Data follows below. Repeat exactly the lines between the line holding "Recreate this image" and the line holding "(0,0) rectangle (383,538);", inclusive, and nothing more; drop pictures.

▶ **Task data**:
Begin

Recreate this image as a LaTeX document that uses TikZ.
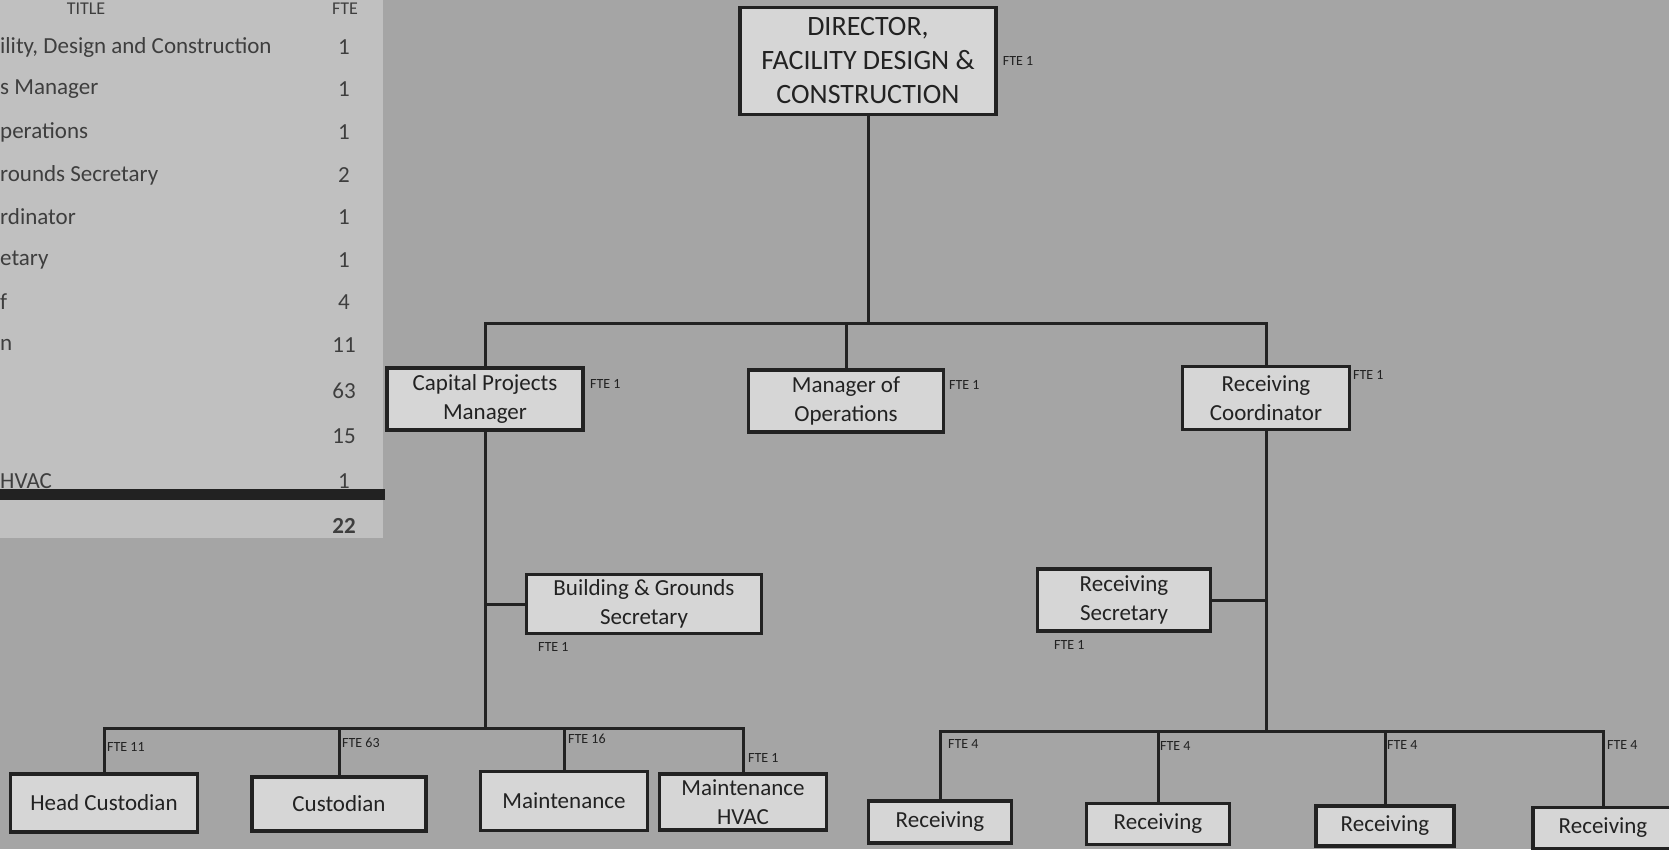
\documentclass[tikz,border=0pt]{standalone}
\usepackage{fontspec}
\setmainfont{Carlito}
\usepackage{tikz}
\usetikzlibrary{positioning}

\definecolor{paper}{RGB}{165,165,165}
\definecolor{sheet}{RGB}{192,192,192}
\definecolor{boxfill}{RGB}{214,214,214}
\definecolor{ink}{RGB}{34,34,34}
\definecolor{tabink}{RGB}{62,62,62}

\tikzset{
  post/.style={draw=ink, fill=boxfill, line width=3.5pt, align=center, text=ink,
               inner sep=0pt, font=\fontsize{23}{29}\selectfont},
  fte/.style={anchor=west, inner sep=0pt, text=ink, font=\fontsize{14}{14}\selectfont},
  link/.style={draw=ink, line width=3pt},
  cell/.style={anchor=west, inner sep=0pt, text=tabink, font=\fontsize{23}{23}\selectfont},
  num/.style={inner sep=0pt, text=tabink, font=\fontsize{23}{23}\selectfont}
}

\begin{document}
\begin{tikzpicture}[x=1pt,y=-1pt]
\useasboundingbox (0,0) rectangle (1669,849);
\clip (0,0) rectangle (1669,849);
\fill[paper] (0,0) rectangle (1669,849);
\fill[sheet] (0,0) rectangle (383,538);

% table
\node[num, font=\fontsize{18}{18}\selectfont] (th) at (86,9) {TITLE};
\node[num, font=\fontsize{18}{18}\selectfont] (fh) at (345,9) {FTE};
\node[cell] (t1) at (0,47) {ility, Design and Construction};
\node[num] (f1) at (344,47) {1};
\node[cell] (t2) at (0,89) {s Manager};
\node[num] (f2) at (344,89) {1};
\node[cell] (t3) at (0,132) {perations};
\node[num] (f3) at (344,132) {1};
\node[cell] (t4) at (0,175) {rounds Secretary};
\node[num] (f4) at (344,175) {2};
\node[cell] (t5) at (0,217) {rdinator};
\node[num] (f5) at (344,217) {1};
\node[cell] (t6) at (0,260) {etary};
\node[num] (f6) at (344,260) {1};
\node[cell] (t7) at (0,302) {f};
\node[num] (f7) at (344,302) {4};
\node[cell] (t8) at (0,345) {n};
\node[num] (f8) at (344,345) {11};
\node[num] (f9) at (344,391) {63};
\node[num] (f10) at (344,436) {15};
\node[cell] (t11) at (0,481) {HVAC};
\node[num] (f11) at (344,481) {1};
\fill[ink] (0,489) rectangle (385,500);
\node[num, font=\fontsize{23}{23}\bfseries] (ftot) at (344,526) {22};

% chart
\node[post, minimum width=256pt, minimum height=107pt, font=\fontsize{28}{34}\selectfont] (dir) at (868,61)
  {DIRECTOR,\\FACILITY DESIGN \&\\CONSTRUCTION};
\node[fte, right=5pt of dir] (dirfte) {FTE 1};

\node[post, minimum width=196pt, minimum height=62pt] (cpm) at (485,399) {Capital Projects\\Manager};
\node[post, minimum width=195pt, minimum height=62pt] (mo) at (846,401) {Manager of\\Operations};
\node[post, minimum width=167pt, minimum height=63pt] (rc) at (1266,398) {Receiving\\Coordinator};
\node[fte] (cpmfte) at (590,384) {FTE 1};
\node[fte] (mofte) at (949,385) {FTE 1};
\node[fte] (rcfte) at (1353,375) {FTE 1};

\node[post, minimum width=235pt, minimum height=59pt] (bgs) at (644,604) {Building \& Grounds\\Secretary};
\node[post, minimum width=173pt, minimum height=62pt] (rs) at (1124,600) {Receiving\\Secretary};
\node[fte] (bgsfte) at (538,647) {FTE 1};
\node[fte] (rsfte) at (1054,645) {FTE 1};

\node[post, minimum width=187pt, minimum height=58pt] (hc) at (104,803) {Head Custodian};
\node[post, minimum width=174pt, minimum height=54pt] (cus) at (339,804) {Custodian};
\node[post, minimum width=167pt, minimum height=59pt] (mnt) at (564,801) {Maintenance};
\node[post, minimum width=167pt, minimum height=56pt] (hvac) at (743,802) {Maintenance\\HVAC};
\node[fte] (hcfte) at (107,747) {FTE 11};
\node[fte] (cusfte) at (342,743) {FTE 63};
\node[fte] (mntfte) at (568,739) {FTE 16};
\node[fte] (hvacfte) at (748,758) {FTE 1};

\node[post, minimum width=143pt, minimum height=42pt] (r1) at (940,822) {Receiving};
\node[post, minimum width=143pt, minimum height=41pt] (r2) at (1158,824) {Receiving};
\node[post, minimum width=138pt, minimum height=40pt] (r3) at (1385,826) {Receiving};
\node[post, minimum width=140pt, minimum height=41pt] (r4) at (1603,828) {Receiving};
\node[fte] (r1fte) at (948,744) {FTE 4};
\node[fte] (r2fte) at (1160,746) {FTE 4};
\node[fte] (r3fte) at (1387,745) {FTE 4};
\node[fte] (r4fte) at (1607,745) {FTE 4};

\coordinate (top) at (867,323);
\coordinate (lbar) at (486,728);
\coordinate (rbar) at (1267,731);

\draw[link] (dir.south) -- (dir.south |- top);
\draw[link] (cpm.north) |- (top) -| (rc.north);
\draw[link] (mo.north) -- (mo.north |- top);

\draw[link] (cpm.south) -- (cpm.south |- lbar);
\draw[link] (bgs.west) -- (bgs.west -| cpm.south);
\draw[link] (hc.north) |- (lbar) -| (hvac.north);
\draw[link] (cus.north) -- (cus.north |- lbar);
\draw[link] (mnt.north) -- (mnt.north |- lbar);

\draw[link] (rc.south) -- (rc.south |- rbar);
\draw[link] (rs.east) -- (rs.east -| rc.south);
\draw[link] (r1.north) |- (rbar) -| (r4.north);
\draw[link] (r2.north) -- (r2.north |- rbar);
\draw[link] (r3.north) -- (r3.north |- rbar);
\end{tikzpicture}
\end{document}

End
Begin

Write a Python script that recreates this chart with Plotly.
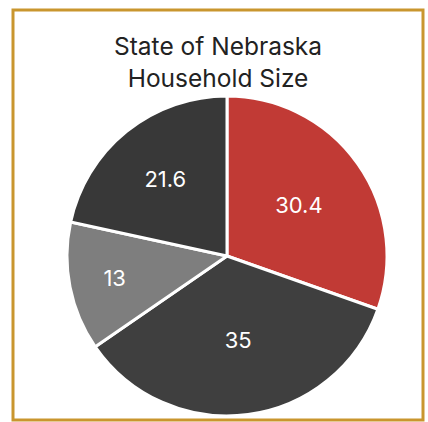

End

▶ **Task output**:
Recreate this image as a LaTeX document that uses TikZ.
\documentclass[tikz,border=0pt]{standalone}
\usepackage{fontspec}
\setmainfont{Carlito}
\usepackage{tikz}
\usetikzlibrary{positioning}

\definecolor{paper}{RGB}{165,165,165}
\definecolor{sheet}{RGB}{192,192,192}
\definecolor{boxfill}{RGB}{214,214,214}
\definecolor{ink}{RGB}{34,34,34}
\definecolor{tabink}{RGB}{62,62,62}

\tikzset{
  post/.style={draw=ink, fill=boxfill, line width=3.5pt, align=center, text=ink,
               inner sep=0pt, font=\fontsize{23}{29}\selectfont},
  fte/.style={anchor=west, inner sep=0pt, text=ink, font=\fontsize{14}{14}\selectfont},
  link/.style={draw=ink, line width=3pt},
  cell/.style={anchor=west, inner sep=0pt, text=tabink, font=\fontsize{23}{23}\selectfont},
  num/.style={inner sep=0pt, text=tabink, font=\fontsize{23}{23}\selectfont}
}

\begin{document}
\begin{tikzpicture}[x=1pt,y=-1pt]
\useasboundingbox (0,0) rectangle (1669,849);
\clip (0,0) rectangle (1669,849);
\fill[paper] (0,0) rectangle (1669,849);
\fill[sheet] (0,0) rectangle (383,538);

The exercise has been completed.